Quanto gli propiziò il successo il contesto milanese di quegli anni?

C’era una straordinaria effervescenza culturale che montava anche grazie a luoghi come il Derby Club, e c’era una interdipendenza tra ambienti artistici diversi che dialogavano tra loro. Un esempio che mi ha raccontato Cochi: Lucio Fontana frequentava il Derby e una sera insistette per regalargli un quadro, ma lui disse “no, vabbè, lascia stare…”. Più tardi se ne sarebbe, ovviamente, assai pentito.

 

Perché l’importanza di simili luoghi d’incontro è venuta meno?
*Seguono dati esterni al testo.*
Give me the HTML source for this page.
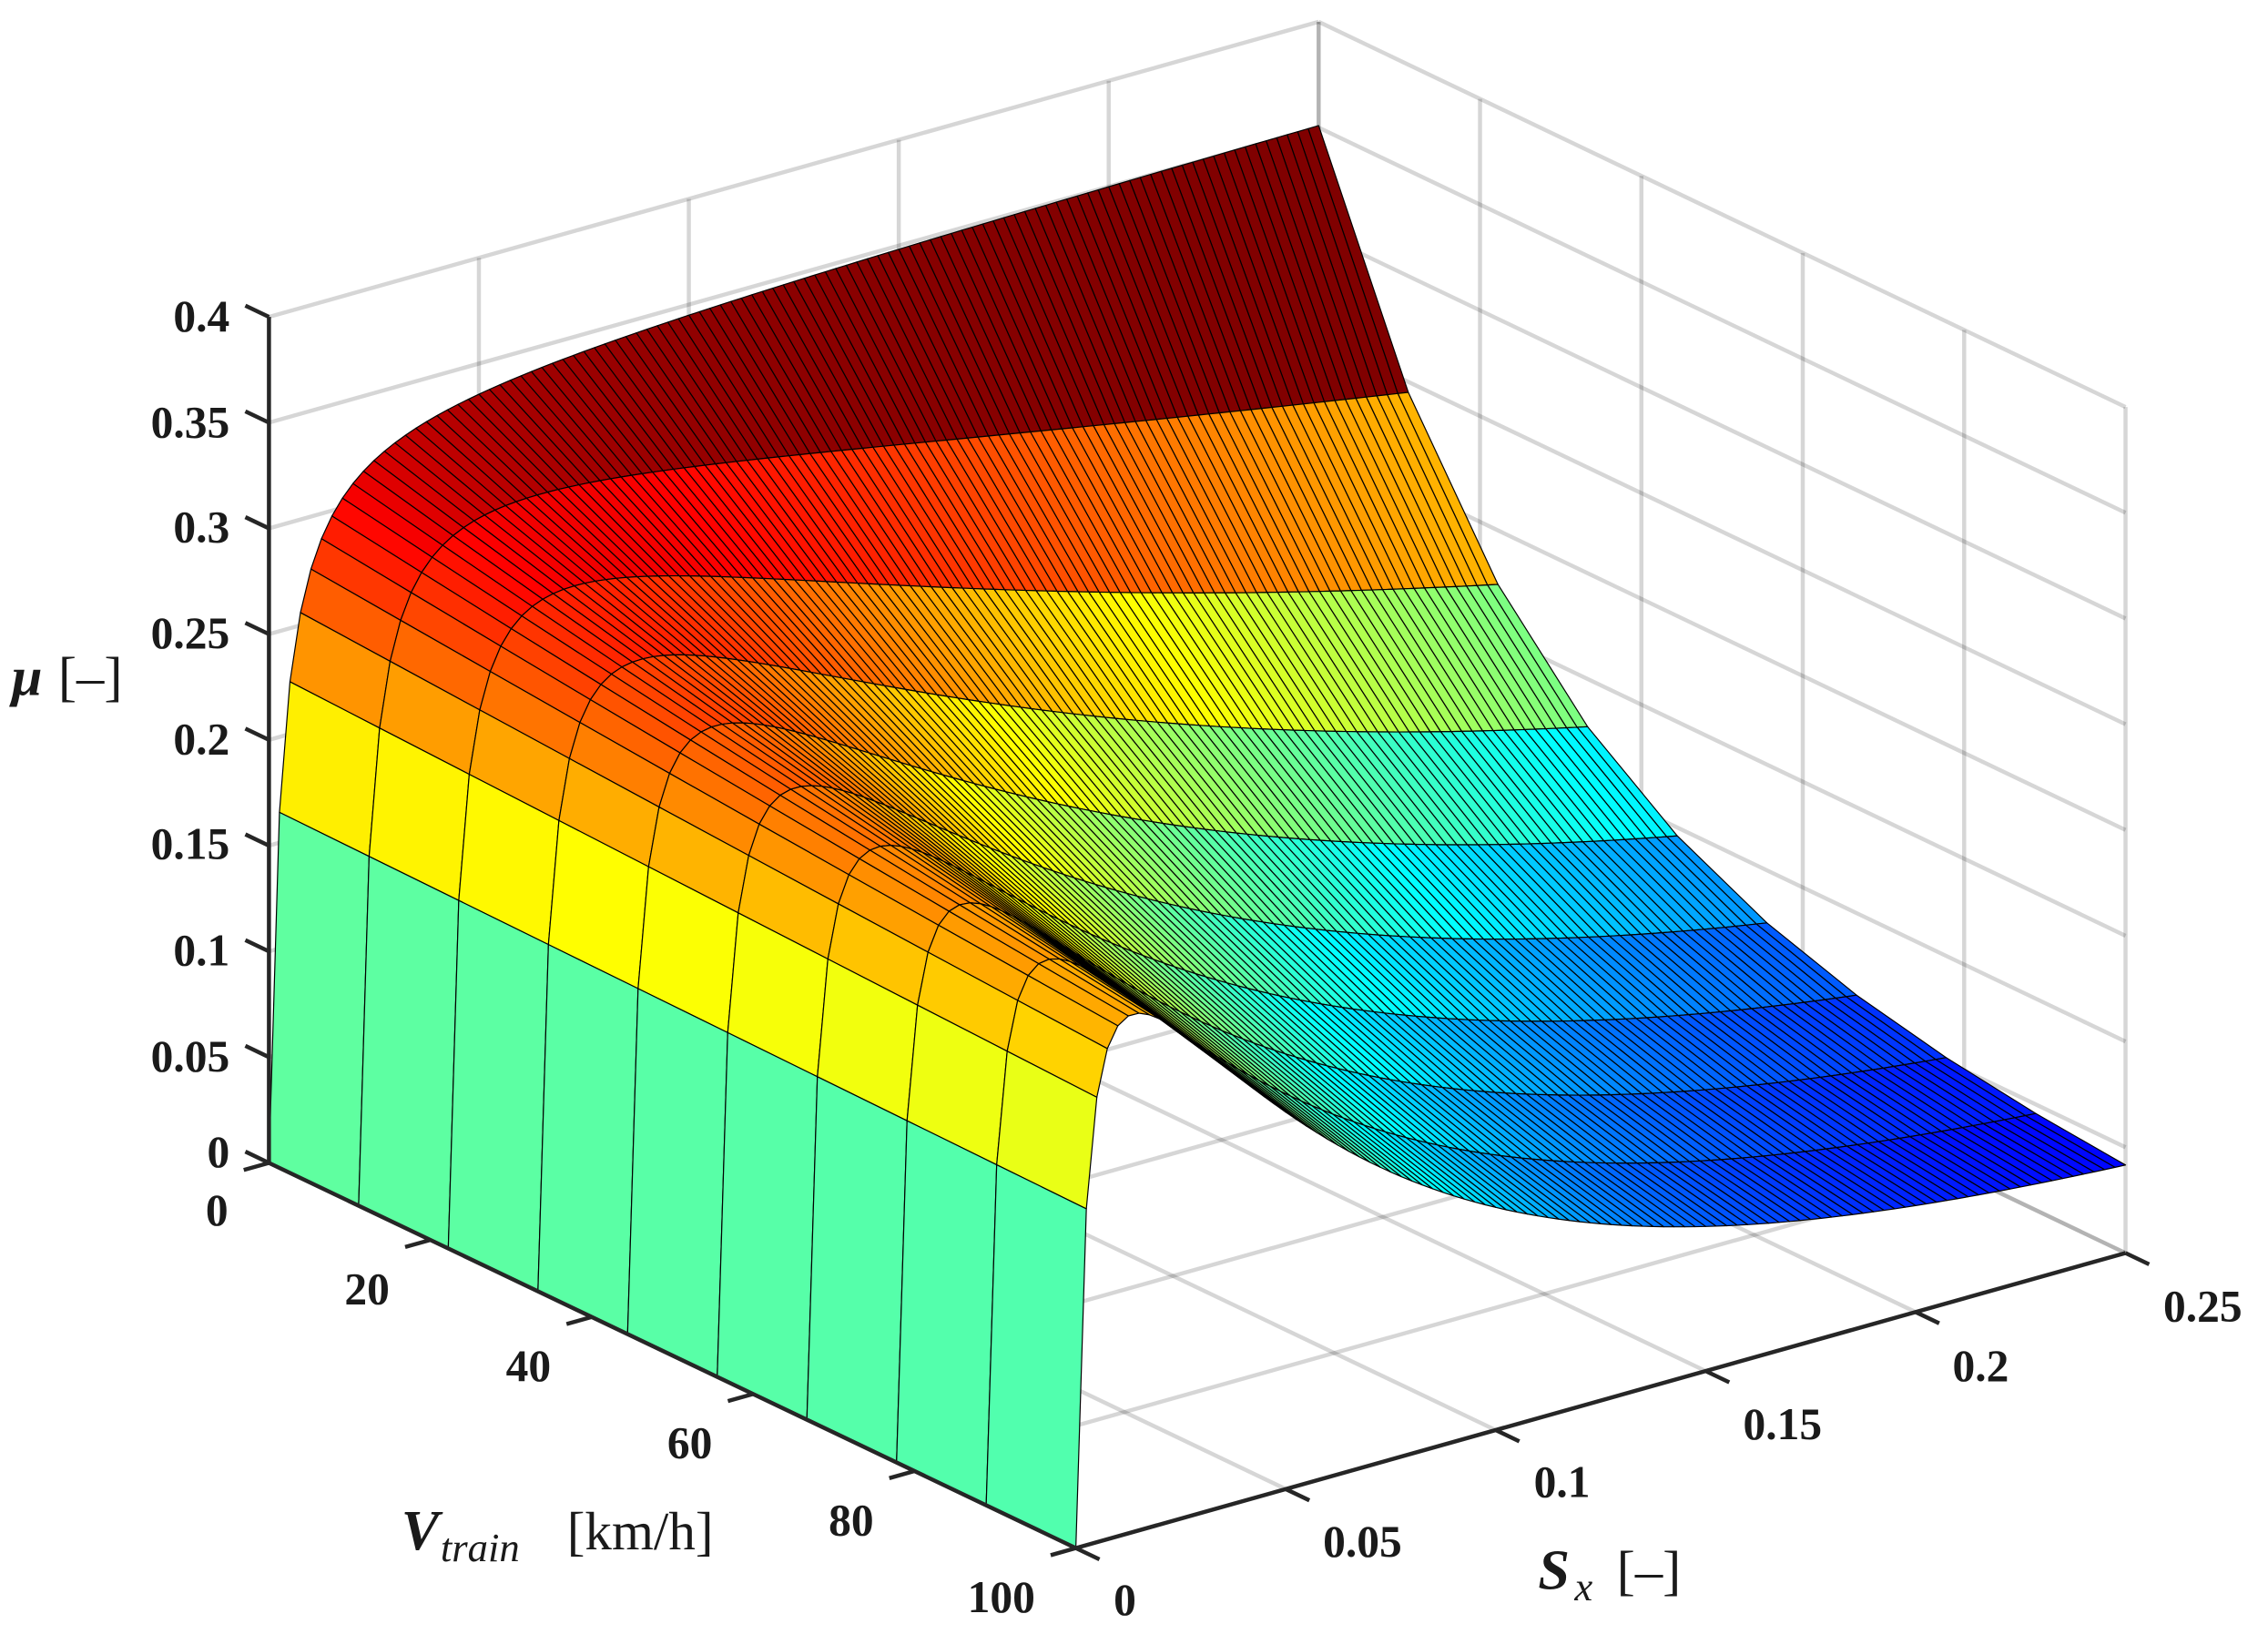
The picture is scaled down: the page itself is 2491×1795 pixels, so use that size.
<!DOCTYPE html>
<html><head><meta charset="utf-8"><style>
html,body{margin:0;padding:0;background:#fff;}
svg{display:block;}
text{font-family:"Liberation Serif",serif;fill:#1a1a1a;}
.t{font-size:31px;font-weight:bold;}
</style></head><body>
<svg id="s" xmlns="http://www.w3.org/2000/svg" width="2491" height="1795" viewBox="0 0 1560 1124.1" preserveAspectRatio="none">
<g id="grid" stroke="#000" stroke-opacity="0.16" stroke-width="2.8" fill="none"></g>
<g id="surf" stroke="#000" stroke-width="0.75" stroke-linejoin="round"></g>
<g id="axes" stroke="#262626" stroke-width="2.8" fill="none"></g>
<g id="labels">
<text class="t" x="158" y="228" text-anchor="end">0.4</text>
<text class="t" x="158" y="301" text-anchor="end">0.35</text>
<text class="t" x="158" y="373" text-anchor="end">0.3</text>
<text class="t" x="158" y="446" text-anchor="end">0.25</text>
<text class="t" x="158" y="519" text-anchor="end">0.2</text>
<text class="t" x="158" y="591" text-anchor="end">0.15</text>
<text class="t" x="158" y="664" text-anchor="end">0.1</text>
<text class="t" x="158" y="737" text-anchor="end">0.05</text>
<text class="t" x="158" y="803" text-anchor="end">0</text>
<text class="t" x="157" y="843" text-anchor="end">0</text>
<text class="t" x="268" y="897" text-anchor="end">20</text>
<text class="t" x="379" y="950" text-anchor="end">40</text>
<text class="t" x="490" y="1003" text-anchor="end">60</text>
<text class="t" x="601" y="1056" text-anchor="end">80</text>
<text class="t" x="712" y="1109" text-anchor="end">100</text>
<text class="t" x="766" y="1111">0</text>
<text class="t" x="910" y="1071">0.05</text>
<text class="t" x="1055" y="1030">0.1</text>
<text class="t" x="1199" y="990">0.15</text>
<text class="t" x="1343" y="950">0.2</text>
<text class="t" x="1488" y="909">0.25</text>
<text x="8" y="478" style="font-size:38px;font-style:italic;font-weight:bold">μ</text>
<text x="40" y="478" style="font-size:38px">[–]</text>
<text x="276" y="1066" style="font-size:39px;font-style:italic;font-weight:bold">V</text>
<text x="303" y="1074" style="font-size:28px;font-style:italic">train</text>
<text x="390" y="1066" style="font-size:37px">[km/h]</text>
<text x="1058" y="1093" style="font-size:39px;font-style:italic;font-weight:bold">S</text>
<text x="1083" y="1101" style="font-size:28px;font-style:italic">x</text>
<text x="1112" y="1093" style="font-size:38px">[–]</text>
</g>
</svg>
<script>
(function(){
function P(s,v,z){return [185+v*5.55+s*2888, 800+v*2.65-s*812-z*1455];}
function f(p){return p[0].toFixed(2)+','+p[1].toFixed(2);}
function line(a,b){return '<line x1="'+a[0].toFixed(2)+'" y1="'+a[1].toFixed(2)+'" x2="'+b[0].toFixed(2)+'" y2="'+b[1].toFixed(2)+'"/>';}
var g='';
var zt=[0,0.05,0.1,0.15,0.2,0.25,0.3,0.35,0.4];
var st=[0,0.05,0.1,0.15,0.2,0.25];
var vt=[0,20,40,60,80,100];
st.forEach(function(s){g+=line(P(s,0,0),P(s,100,0));});
vt.forEach(function(v){g+=line(P(0,v,0),P(0.25,v,0));});
st.forEach(function(s){g+=line(P(s,0,0),P(s,0,0.4));});
zt.forEach(function(z){g+=line(P(0,0,z),P(0.25,0,z));});
vt.forEach(function(v){g+=line(P(0.25,v,0),P(0.25,v,0.4));});
zt.forEach(function(z){g+=line(P(0.25,0,z),P(0.25,100,z));});
document.getElementById('grid').innerHTML=g;
var A=0.095,B=0.146,C=0.0029,M0=0.355;
function mu(s,v){return M0*(A+(1-A)*Math.exp(-B*s*v))*s/(s+C);}
var NS=101,NV=10,S=[],V=[];
for(var i=0;i<NS;i++)S.push(0.25*i/(NS-1));
for(var j=0;j<NV;j++)V.push(100*j/(NV-1));
var Z=[],cmax=0;
for(i=0;i<NS;i++){Z.push([]);for(j=0;j<NV;j++){var z=mu(S[i],V[j]);Z[i].push(z);if(z>cmax)cmax=z;}}
function cl(x){return Math.max(0,Math.min(1,x));}
function jet(x){x=cl(x);var r=cl(Math.min(4*x-1.5,-4*x+4.5)),gg=cl(Math.min(4*x-0.5,-4*x+3.5)),b=cl(Math.min(4*x+0.5,-4*x+2.5));
return 'rgb('+Math.round(r*255)+','+Math.round(gg*255)+','+Math.round(b*255)+')';}
var cells=[];
for(i=0;i<NS-1;i++)for(j=0;j<NV-1;j++){
 var a=(V[j]+V[j+1])/200,bb=(S[i]+S[i+1])/0.5;
 cells.push({d:0.793*a-0.609*bb,i:i,j:j});
}
cells.sort(function(p,q){return p.d-q.d;});
var h='';
cells.forEach(function(c){var i=c.i,j=c.j;
 var p1=P(S[i],V[j],Z[i][j]),p2=P(S[i+1],V[j],Z[i+1][j]),p3=P(S[i+1],V[j+1],Z[i+1][j+1]),p4=P(S[i],V[j+1],Z[i][j+1]);
 h+='<path d="M'+f(p1)+'L'+f(p2)+'L'+f(p3)+'L'+f(p4)+'Z" fill="'+jet(Z[i+1][j]/cmax)+'"/>';
});
document.getElementById('surf').innerHTML=h;
var ax='';
ax+=line(P(0,0,0),P(0,0,0.4));
ax+=line(P(0,0,0),P(0,100,0));
ax+=line(P(0,100,0),P(0.25,100,0));
var tl=18;
zt.forEach(function(z){var p=P(0,0,z);ax+=line(p,[p[0]-tl*0.902,p[1]-tl*0.431]);});
vt.forEach(function(v){var p=P(0,v,0);ax+=line(p,[p[0]-tl*0.963,p[1]+tl*0.271]);});
st.forEach(function(s){var p=P(s,100,0);ax+=line(p,[p[0]+tl*0.902,p[1]+tl*0.431]);});
document.getElementById('axes').innerHTML=ax;
})();
</script>
</body></html>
La situazione sociale è completamente cambiata. Viviamo un momento in cui le grandi speranze e i progetti si sono ridotti e quei luoghi sono stati sminuiti dalle piattaforme sociali, di sicura utilità ma che privilegiano una esperienza mediata. Sono cresciuto a Napoli e ricordo che persino di un concerto al piccolo Teatro Instabile si poteva parlare per una settimana. Così accadeva a Roma, a Genova. Ogni città con la sua “scuola”. Il gruppo de La Smorfia, per esempio, amava moltissimo Jannacci: Massimo Troisi aveva a casa tutti i suoi dischi e quelli di De André. Cercò di rifare ‘El purtava i scarp del tennis’ in napoletano, ma non ci riuscì. C’era forse uno scambio paradossalmente più efficace prima, che attraverso i social adesso.

 

Quanto conta il talento nell’attualità? Quanto ce n’è?

In alcuni casi ce n’è, ma in generale, come posso dire… ci sono tanti musicisti che non suonano. Un tempo, se chiedevi a un ragazzo cosa gli sarebbe piaciuto fare da grande rispondeva: il chitarrista di un gruppo rock, il dj, il calciatore, qualche volta il giornalista. Poi tra i desiderata andarono di moda il broker finanziario, l’archistar. Adesso il sogno è diventare un influencer, talvolta un rapper, e mi dispiace che spesso vi si associno contenuti di violenza e di aggressività.

 

Eppure Jannacci è sempre attuale.

Più attuale degli attuali. Perché c’è poco da fare: alla fin fine ci vuole sempre orecchio.